兼具高饱和磁感应强度（Bs）和大非晶形成能力（GFA）的Fe基非晶合金的开发，对于非晶变压器和电机等节能型电力电子器件的发展具有重要意义。申请人前期的研究表明，在传统的Fe-Si-B非晶合金中添加少量的类金属元素（P和C），在获得高Bs（1.5-1.6T）的同时，合金的GFA有了大幅提高，但类金属元素添加所引起的非晶合金的微结构演化，及对其热稳定性、GFA和软磁性能的影响等关键科学问题仍然有待深入研究。本项目拟采用穆斯堡尔谱与扩展X射线吸收精细结构谱相结合的方法，研究其微观结构的形成和演变过程；利用洛伦兹电镜和电子全息技术，分别在无外加磁场和施加外磁场的情况下，对磁畴结构和畴壁运动进行实时、动态和图像化的记录与研究。通过建立Fe-Si-B系非晶合金微观结构特征与其性能之间的关联性，探索合金优异性能的微观结构起源，为今后的合金成分和处理工艺设计、及性能调控提供理论指导。

The development of Fe-based amorphous alloys with large glass forming ability (GFA) and high saturation magnetic flux density (Bs) has been one of the major research subjects in materials science and engineering field for the last several decades, owing to the expectation of saving energy and natural resources. Our previous research has concluded that the addition of metalloid element of P and C can improve the GFA drastically with maintaining the high Bs (1.5-1.6 T) in FeSiB alloy system.
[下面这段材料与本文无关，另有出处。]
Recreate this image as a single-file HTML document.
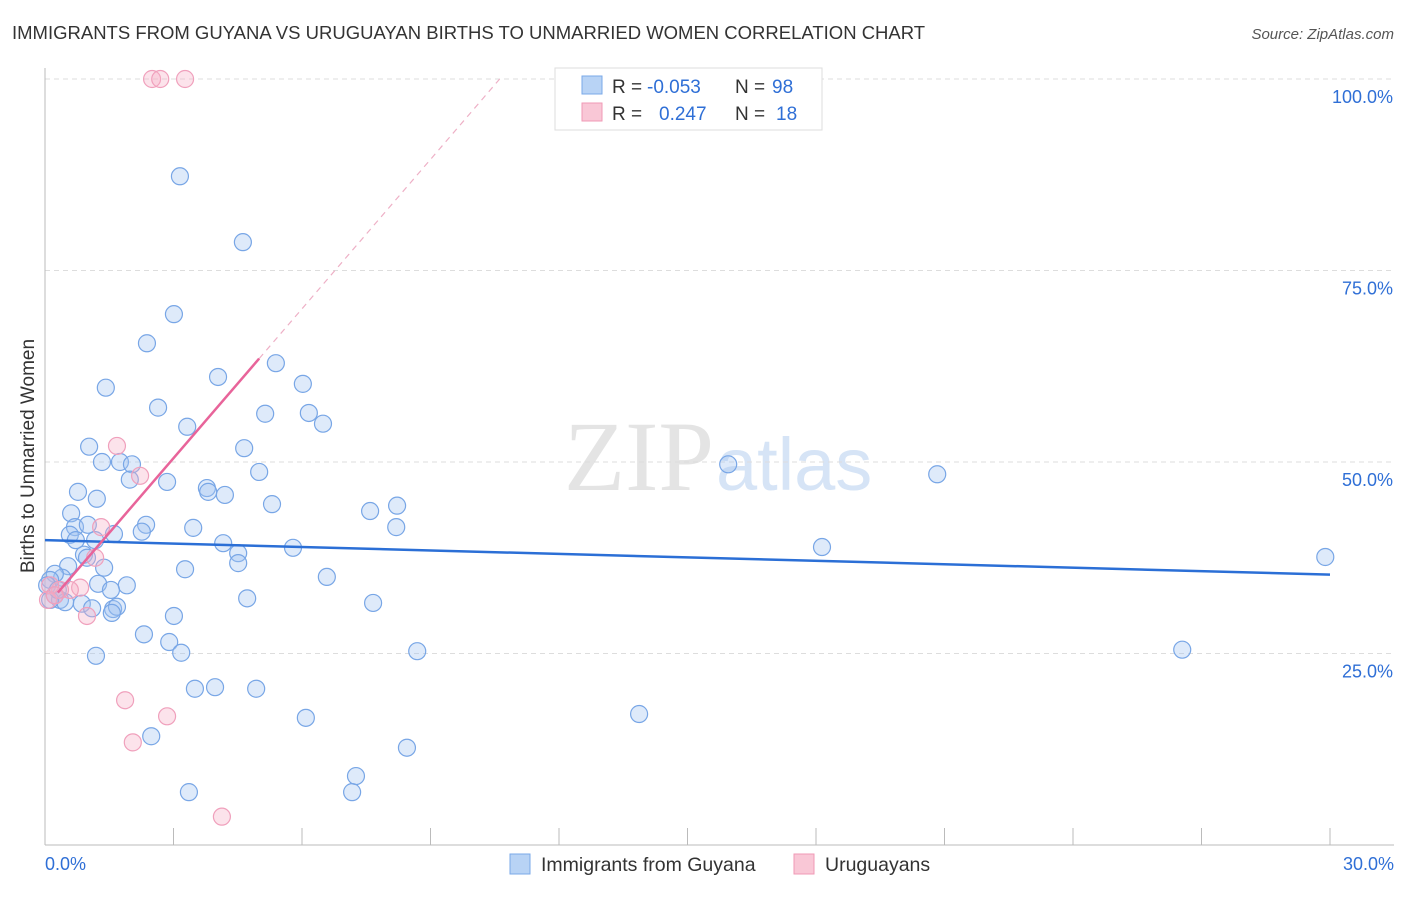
<!DOCTYPE html>
<html><head><meta charset="utf-8"><style>
body{margin:0;background:#fff;font-family:"Liberation Sans",sans-serif}
</style></head><body>
<svg width="1406" height="892" xmlns="http://www.w3.org/2000/svg">
<text x="12" y="39" font-size="18.5" fill="#333">IMMIGRANTS FROM GUYANA VS URUGUAYAN BIRTHS TO UNMARRIED WOMEN CORRELATION CHART</text>
<text x="1394" y="39" font-size="15" fill="#555" font-style="italic" text-anchor="end">Source: ZipAtlas.com</text>
<text x="34" y="456" font-size="19" fill="#333" transform="rotate(-90 34 456)" text-anchor="middle">Births to Unmarried Women</text>
<text x="714" y="490" font-size="100" fill="#e4e4e4" text-anchor="end" font-family="Liberation Serif">ZIP</text>
<text x="716" y="490" font-size="74" fill="#d6e4f6">atlas</text>
<g id="grid"></g><g id="axes"></g><g id="pts"></g><g id="lines"></g>
<g font-size="19">
<rect x="555" y="68" width="267" height="62" fill="#fff" stroke="#ddd"/>
<rect x="582" y="76" width="20" height="18" fill="#b8d3f5" stroke="#7aa8e8"/>
<rect x="582" y="103" width="20" height="18" fill="#f9c7d6" stroke="#f09ab6"/>
<text x="612" y="93" fill="#333">R =</text>
<text x="647" y="93" fill="#2f6fd6">-0.053</text>
<text x="735" y="93" fill="#333">N =</text>
<text x="772" y="93" fill="#2f6fd6">98</text>
<text x="612" y="120" fill="#333">R =</text>
<text x="659" y="120" fill="#2f6fd6">0.247</text>
<text x="735" y="120" fill="#333">N =</text>
<text x="776" y="120" fill="#2f6fd6">18</text>
</g>
<g>
<rect x="510" y="854" width="20" height="20" fill="#b8d3f5" stroke="#7aa8e8"/>
<text x="541" y="871" font-size="19.5" fill="#333">Immigrants from Guyana</text>
<rect x="794" y="854" width="20" height="20" fill="#f9c7d6" stroke="#f09ab6"/>
<text x="825" y="871" font-size="19.5" fill="#333">Uruguayans</text>
</g>
</svg>
<script>
const blueX=[3.15,4.62,3.01,2.38,5.39,4.04,6.02,1.42,2.64,5.14,6.16,6.49,3.32,1.03,4.65,1.33,1.75,2.03,5.0,15.95,20.83,1.98,2.85,3.78,3.81,4.2,0.77,1.21,5.3,7.59,8.22,0.61,0.7,1.0,2.36,3.46,8.2,0.58,0.72,1.17,1.61,2.26,4.16,5.79,18.14,0.91,0.98,29.89,4.51,4.51,1.38,3.27,6.58,0.54,0.4,0.23,0.12,1.24,1.91,1.54,4.72,7.66,0.23,0.35,0.47,0.86,1.1,1.59,1.68,1.56,3.01,2.31,2.9,1.19,3.18,8.69,26.55,3.5,3.97,4.93,6.09,13.87,2.48,8.45,7.26,3.36,7.17,0.12,0.05,0.3];
const blueY=[87.3,78.7,69.3,65.5,62.9,61.1,60.2,59.7,57.1,56.3,56.4,55.0,54.6,52.0,51.8,50.0,50.0,49.7,48.7,49.7,48.4,47.7,47.4,46.6,46.1,45.7,46.1,45.2,44.5,43.6,44.3,43.3,41.5,41.8,41.8,41.4,41.5,40.5,39.8,39.8,40.6,40.9,39.4,38.8,38.9,37.9,37.5,37.6,38.1,36.8,36.2,36.0,35.0,36.4,34.9,35.4,34.6,34.1,33.9,33.3,32.2,31.6,32.6,32.0,31.7,31.5,30.9,30.8,31.1,30.3,29.9,27.5,26.5,24.7,25.1,25.3,25.5,20.4,20.6,20.4,16.6,17.1,14.2,12.7,9.0,6.9,6.9,32.0,33.9,33.3];
const pinkX=[2.5,2.69,3.27,1.68,2.22,1.31,1.17,0.82,0.58,0.35,0.12,0.07,0.98,1.87,2.85,2.05,4.13,0.23];
const pinkY=[100,100,100,52.1,48.2,41.5,37.5,33.6,33.3,33.3,33.9,32.0,29.9,18.9,16.8,13.4,3.7,32.6];
const blueTrend=[0,39.8,30,35.3];
const pinkTrend=[0.3,31.0,6.5];
const yTicks=[25,50,75,100];
const xTickLabels=["0.0%","30.0%"];
const NS="http://www.w3.org/2000/svg";
const X=v=>45+v*1285/30, Y=v=>845-v*7.66;
function mk(tag,attrs,parent){const e=document.createElementNS(NS,tag);for(const k in attrs)e.setAttribute(k,attrs[k]);document.getElementById(parent).appendChild(e);return e;}
for(const t of yTicks){
 const l=mk('line',{x1:45,x2:1394,y1:Y(t),y2:Y(t),stroke:'#ddd','stroke-dasharray':'5,4'},'grid');
 
 
 const tx=mk('text',{x:1393,y:Y(t)+24,'font-size':18,fill:'#2f6fd6','text-anchor':'end'},'grid');
 tx.textContent=t.toFixed(1)+'%';
 
 
}
mk('line',{x1:45,x2:45,y1:68,y2:845,stroke:'#bbb'},'axes');
mk('line',{x1:45,x2:1394,y1:845,y2:845,stroke:'#bbb'},'axes');
for(let i=0;i<=10;i++){const x=45+i*128.5;mk('line',{x1:x,x2:x,y1:828,y2:845,stroke:'#bbb'},'axes');}
const l0=mk('text',{x:45,y:870,'font-size':18,fill:'#2f6fd6'},'axes');l0.textContent=xTickLabels[0];


const l1=mk('text',{x:1394,y:870,'font-size':18,fill:'#2f6fd6','text-anchor':'end'},'axes');l1.textContent=xTickLabels[1];


blueX.forEach((v,i)=>{const c=mk('circle',{cx:X(v),cy:Y(blueY[i]),r:8.5,fill:'rgba(160,196,240,0.35)',stroke:'#78a6e6','stroke-width':1.2},'pts');
 
 });
pinkX.forEach((v,i)=>{const c=mk('circle',{cx:X(v),cy:Y(pinkY[i]),r:8.5,fill:'rgba(245,175,198,0.35)',stroke:'#f0a0bc','stroke-width':1.2},'pts');
 
 });
const bt=mk('line',{x1:X(blueTrend[0]),y1:Y(blueTrend[1]),x2:X(blueTrend[2]),y2:Y(blueTrend[3]),stroke:'#2b6fd6','stroke-width':2.5},'lines');


const pf=x=>pinkTrend[1]+pinkTrend[2]*x;
const x5=5.0, xe=(100-pinkTrend[1])/pinkTrend[2];
const ps=mk('line',{x1:X(pinkTrend[0]),y1:Y(pf(pinkTrend[0])),x2:X(x5),y2:Y(pf(x5)),stroke:'#e8649a','stroke-width':2.5},'lines');


const pd=mk('line',{x1:X(x5),y1:Y(pf(x5)),x2:X(xe),y2:Y(100),stroke:'#eeb0c6','stroke-width':1.2,'stroke-dasharray':'6,5'},'lines');


</script>
</body></html>
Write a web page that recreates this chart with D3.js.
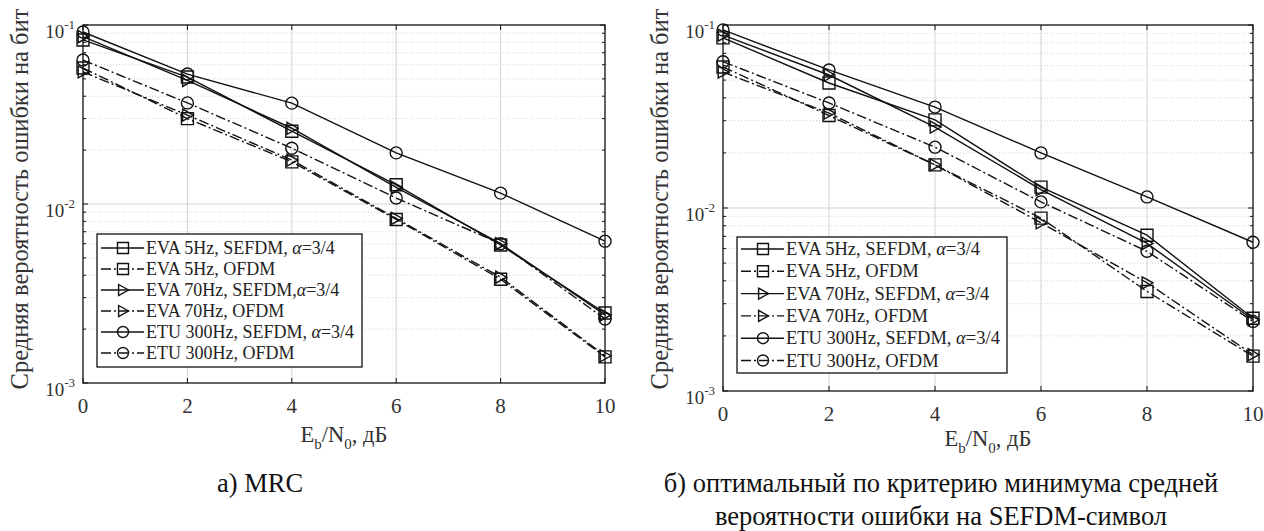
<!DOCTYPE html>
<html>
<head>
<meta charset="utf-8">
<script src="https://cdn.jsdelivr.net/npm/d3@7"></script>
<style>
  html, body { margin: 0; padding: 0; background: #fff; }
</style>
</head>
<body>
<svg id="chart" width="1264" height="531"></svg>
<script>
// Eb/N0 points, dB
const snr = [0, 2, 4, 6, 8, 10];

// (a) MRC combining — bit error rate
const mrcEva5Sefdm  = [0.0825, 0.0512, 0.0255, 0.0128, 0.0059, 0.00246];
const mrcEva5Ofdm   = [0.0575, 0.0300, 0.0172, 0.0082, 0.0038, 0.00140];
const mrcEva70Sefdm = [0.0860, 0.0490, 0.0265, 0.0124, 0.0060, 0.00240];
const mrcEva70Ofdm  = [0.0547, 0.0314, 0.0176, 0.0083, 0.0039, 0.00142];
const mrcEtuSefdm   = [0.0914, 0.0532, 0.0366, 0.0193, 0.0115, 0.0062];
const mrcEtuOfdm    = [0.0637, 0.0367, 0.0205, 0.0108, 0.0060, 0.00228];

// (b) optimal combining — bit error rate
const optEva5Sefdm  = [0.0850, 0.0482, 0.0303, 0.0130, 0.0071, 0.00250];
const optEva5Ofdm   = [0.0590, 0.0320, 0.0172, 0.0088, 0.0035, 0.00155];
const optEva70Sefdm = [0.0880, 0.0533, 0.0277, 0.0126, 0.0064, 0.00245];
const optEva70Ofdm  = [0.0553, 0.0330, 0.0172, 0.0083, 0.0039, 0.00158];
const optEtuSefdm   = [0.0940, 0.0568, 0.0356, 0.0200, 0.0115, 0.0065];
const optEtuOfdm    = [0.0630, 0.0375, 0.0215, 0.0108, 0.0058, 0.00240];

const legendLabelsA = [
  "EVA 5Hz, SEFDM, ",
  "EVA 5Hz, OFDM",
  "EVA 70Hz, SEFDM,",
  "EVA 70Hz, OFDM",
  "ETU 300Hz, SEFDM, ",
  "ETU 300Hz, OFDM"
];
const legendLabelsB = [
  "EVA 5Hz, SEFDM, ",
  "EVA 5Hz, OFDM",
  "EVA 70Hz, SEFDM, ",
  "EVA 70Hz, OFDM",
  "ETU 300Hz, SEFDM, ",
  "ETU 300Hz, OFDM"
];
const legendAlpha = [true, false, true, false, true, false];
const seriesMarkers = ["square", "square", "triangle", "triangle", "circle", "circle"];
const seriesDashed  = [false, true, false, true, false, true];

const xTicks = [0, 2, 4, 6, 8, 10];
const yTickExponents = [-1, -2, -3];
const yAxisTitle = "Средняя вероятность ошибки на бит";
const captionA = ["а) MRC"];
const captionB = ["б) оптимальный по критерию минимума средней", "вероятности ошибки на SEFDM-символ"];

const panels = [
  {
    series: [mrcEva5Sefdm, mrcEva5Ofdm, mrcEva70Sefdm, mrcEva70Ofdm, mrcEtuSefdm, mrcEtuOfdm],
    labels: legendLabelsA,
    box: { left: 83, right: 605, top: 25, bottom: 383 },
    legend: { x: 97, y: 234, w: 265, h: 133, row0: 248, step: 21, font: 18 },
    yTitleX: 28, xTitleDy: 59,
    caption: captionA, captionX: 260
  },
  {
    series: [optEva5Sefdm, optEva5Ofdm, optEva70Sefdm, optEva70Ofdm, optEtuSefdm, optEtuOfdm],
    labels: legendLabelsB,
    box: { left: 723, right: 1253, top: 25, bottom: 391 },
    legend: { x: 737, y: 237, w: 270, h: 136, row0: 249, step: 22.3, font: 18.5 },
    yTitleX: 668, xTitleDy: 55,
    caption: captionB, captionX: 941
  }
];

const FONT = "Liberation Serif";
const svg = d3.select("#chart").attr("font-family", FONT);
const ink = "#111";
const gridColor = "#d2d2d2";
const dashDot = "10,3,2,3";
const lw = 1.4;

function markerPath(kind, r) {
  if (kind === "square") return `M${-r},${-r}H${r}V${r}H${-r}Z`;
  if (kind === "triangle") return `M${-r * 0.8},${-r}L${r},0L${-r * 0.8},${r}Z`;
  return `M${r},0A${r},${r} 0 1,1 ${-r},0A${r},${r} 0 1,1 ${r},0Z`;
}

function txt(sel) {
  return sel.append("text").attr("font-family", FONT);
}

panels.forEach(p => {
  const b = p.box;
  const x = d3.scaleLinear().domain([0, 10]).range([b.left, b.right]);
  const y = d3.scaleLog().domain([1e-3, 1e-1]).range([b.bottom, b.top]);
  const g = svg.append("g");

  // grid: major vertical + horizontal, dotted minor for the log axis
  const minorVals = [];
  [1e-3, 1e-2].forEach(dec => { for (let k = 2; k <= 9; k++) minorVals.push(dec * k); });
  g.selectAll(".minor").data(minorVals).join("line")
    .attr("x1", b.left).attr("x2", b.right)
    .attr("y1", d => y(d)).attr("y2", d => y(d))
    .attr("stroke", gridColor).attr("stroke-width", 1).attr("stroke-dasharray", "1,2");
  g.selectAll(".vmajor").data([2, 4, 6, 8]).join("line")
    .attr("x1", d => x(d)).attr("x2", d => x(d))
    .attr("y1", b.top).attr("y2", b.bottom)
    .attr("stroke", gridColor).attr("stroke-width", 1);
  g.append("line")
    .attr("x1", b.left).attr("x2", b.right)
    .attr("y1", y(1e-2)).attr("y2", y(1e-2))
    .attr("stroke", gridColor).attr("stroke-width", 1);

  // inward ticks on all four sides
  const ticks = g.append("g").attr("stroke", ink).attr("stroke-width", 1);
  xTicks.forEach(t => {
    ticks.append("line").attr("x1", x(t)).attr("x2", x(t)).attr("y1", b.bottom).attr("y2", b.bottom - 5);
    ticks.append("line").attr("x1", x(t)).attr("x2", x(t)).attr("y1", b.top).attr("y2", b.top + 5);
  });
  yTickExponents.forEach(e => {
    const yy = y(Math.pow(10, e));
    ticks.append("line").attr("x1", b.left).attr("x2", b.left + 5).attr("y1", yy).attr("y2", yy);
    ticks.append("line").attr("x1", b.right).attr("x2", b.right - 5).attr("y1", yy).attr("y2", yy);
  });
  minorVals.forEach(v => {
    const yy = y(v);
    ticks.append("line").attr("x1", b.left).attr("x2", b.left + 3).attr("y1", yy).attr("y2", yy);
    ticks.append("line").attr("x1", b.right).attr("x2", b.right - 3).attr("y1", yy).attr("y2", yy);
  });

  // curves
  const line = d3.line().x((d, i) => x(snr[i])).y(d => y(d));
  p.series.forEach((vals, si) => {
    g.append("path").datum(vals)
      .attr("d", line)
      .attr("fill", "none").attr("stroke", ink).attr("stroke-width", lw)
      .attr("stroke-dasharray", seriesDashed[si] ? dashDot : null);
  });
  p.series.forEach((vals, si) => {
    g.selectAll(null).data(vals).join("path")
      .attr("transform", (d, i) => `translate(${x(snr[i])},${y(d)})`)
      .attr("d", markerPath(seriesMarkers[si], 6))
      .attr("fill", "none").attr("stroke", ink).attr("stroke-width", lw);
  });

  // axes frame
  g.append("rect")
    .attr("x", b.left).attr("y", b.top)
    .attr("width", b.right - b.left).attr("height", b.bottom - b.top)
    .attr("fill", "none").attr("stroke", ink).attr("stroke-width", 1.3);

  // x tick labels
  xTicks.forEach(t => {
    txt(g).attr("x", x(t)).attr("y", b.bottom + 30)
      .attr("text-anchor", "middle").attr("font-size", 21).attr("fill", "#333")
      .text(t);
  });

  // y tick labels as powers of ten
  yTickExponents.forEach(e => {
    const t = txt(g)
      .attr("x", b.left - 8).attr("y", y(Math.pow(10, e)) + 13)
      .attr("text-anchor", "end").attr("font-size", 19).attr("fill", "#333");
    t.append("tspan").text("10");
    t.append("tspan").attr("dy", -9).attr("font-size", 13).text(String(e));
  });

  // x axis title: Eb/N0, дБ
  const xt = txt(g)
    .attr("x", (b.left + b.right) / 2).attr("y", b.bottom + p.xTitleDy)
    .attr("text-anchor", "middle").attr("font-size", 22.5).attr("fill", "#333");
  xt.append("tspan").text("E");
  xt.append("tspan").attr("dy", 7).attr("font-size", 15).text("b");
  xt.append("tspan").attr("dy", -7).text("/N");
  xt.append("tspan").attr("dy", 7).attr("font-size", 15).text("0");
  xt.append("tspan").attr("dy", -7).text(", дБ");

  // y axis title
  txt(g)
    .attr("transform", `translate(${p.yTitleX},199) rotate(-90)`)
    .attr("text-anchor", "middle").attr("font-size", 24.5).attr("fill", "#333")
    .text(yAxisTitle);

  // legend
  const L = p.legend;
  const lg = g.append("g");
  lg.append("rect").attr("x", L.x).attr("y", L.y).attr("width", L.w).attr("height", L.h)
    .attr("fill", "#fff").attr("stroke", ink).attr("stroke-width", 1.3);
  p.labels.forEach((lab, i) => {
    const ly = L.row0 + i * L.step;
    lg.append("line").attr("x1", L.x + 4).attr("x2", L.x + 47).attr("y1", ly).attr("y2", ly)
      .attr("stroke", ink).attr("stroke-width", lw)
      .attr("stroke-dasharray", seriesDashed[i] ? dashDot : null);
    lg.append("path").attr("transform", `translate(${L.x + 26},${ly})`)
      .attr("d", markerPath(seriesMarkers[i], 5.5))
      .attr("fill", "none").attr("stroke", ink).attr("stroke-width", lw);
    const t = txt(lg).attr("x", L.x + 49).attr("y", ly + 6)
      .attr("font-size", L.font).attr("fill", "#222");
    t.append("tspan").text(lab);
    if (legendAlpha[i]) {
      t.append("tspan").attr("font-style", "italic").text("α");
      t.append("tspan").text("=3/4");
    }
  });

  // caption
  p.caption.forEach((line, i) => {
    txt(svg)
      .attr("x", p.captionX).attr("y", 492 + i * 33)
      .attr("text-anchor", "middle").attr("font-size", 26.5).attr("fill", "#111")
      .text(line);
  });
});
</script>
</body>
</html>
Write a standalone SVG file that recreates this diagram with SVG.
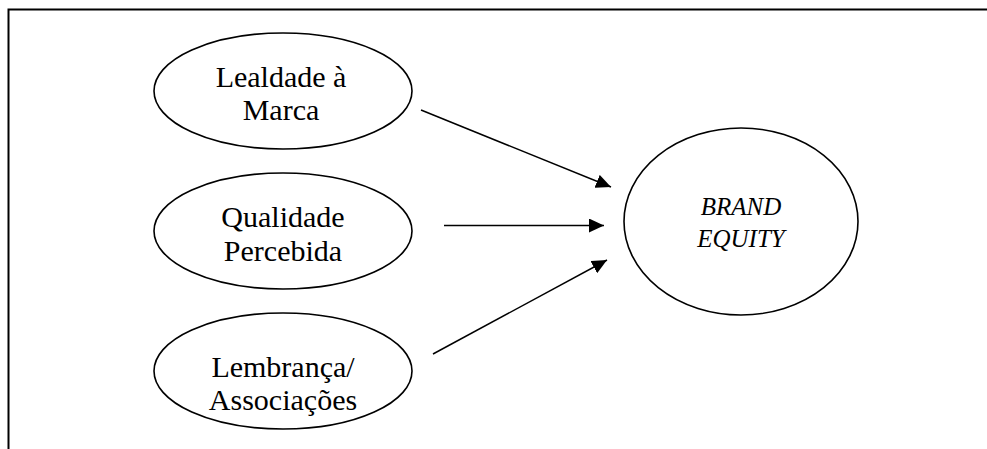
<svg xmlns="http://www.w3.org/2000/svg" width="987" height="449" viewBox="0 0 987 449">
<style>
.shape{fill:#fff;stroke:#000;stroke-width:1.6}
.lbl{font-family:"Liberation Serif","Times New Roman",serif;font-size:30px;fill:#000;text-anchor:middle}
.it{font-style:italic;font-size:25px}
.conn{stroke:#000;stroke-width:1.5;fill:none}
</style>
<defs>
<marker id="ah" markerUnits="userSpaceOnUse" markerWidth="16" markerHeight="14" refX="15" refY="7" orient="auto">
<path d="M0,0 L15,7 L0,14 z" fill="#000"/>
</marker>
</defs>
<rect width="987" height="449" fill="#fff"/>
<path d="M8.5,449 V9.5 H987" fill="none" stroke="#000" stroke-width="2"/>
<g id="n1">
<ellipse class="shape" cx="283" cy="91" rx="129" ry="58"/>
<text class="lbl" x="281" y="87">Lealdade à</text>
<text class="lbl" x="281" y="120">Marca</text>
</g>
<g id="n2">
<ellipse class="shape" cx="283" cy="231" rx="129" ry="58"/>
<text class="lbl" x="283" y="227">Qualidade</text>
<text class="lbl" x="283" y="261">Percebida</text>
</g>
<g id="n3">
<ellipse class="shape" cx="283" cy="371" rx="129" ry="58"/>
<text class="lbl" x="283" y="377">Lembrança/</text>
<text class="lbl" x="283" y="410">Associações</text>
</g>
<g id="n4">
<ellipse class="shape" cx="741" cy="221.5" rx="117" ry="93.5"/>
<text class="lbl it" x="741" y="215">BRAND</text>
<text class="lbl it" x="741" y="247">EQUITY</text>
</g>
<g id="connectors">
<line class="conn" x1="421" y1="110" x2="611" y2="187" marker-end="url(#ah)"/>
<line class="conn" x1="444" y1="225.5" x2="604" y2="225.5" marker-end="url(#ah)"/>
<line class="conn" x1="433" y1="354" x2="607" y2="260" marker-end="url(#ah)"/>
</g>
</svg>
However, the mechanism for the formation and evolution of the microstructure with metalloid element addition is unclear yet, and further studies on the effect of metalloid element on the thermal stability, GFA and soft-magnetic properties are needed. In our project, the combined methodology of Mössbauer spectroscopy and extended X-ray absorption fine structure spectroscopy will be utilized to explore the formation and evolution of microstructure in FeSiB alloy system. Then, the Lorenz electron microscope and electron holography technology will be used to systematically investigate the magnetic domain structure and domain wall movement. Our project is expected to establish a correlation between the microstructure and properties of the FeSiB alloy system, and find the micro-structural origin of the outstanding properties in the alloys. The aim of the project is to provide a theoretical guidance for the modulation of the properties, and design of novel alloy compositions and treatment processes of the Fe-based amorphous materials.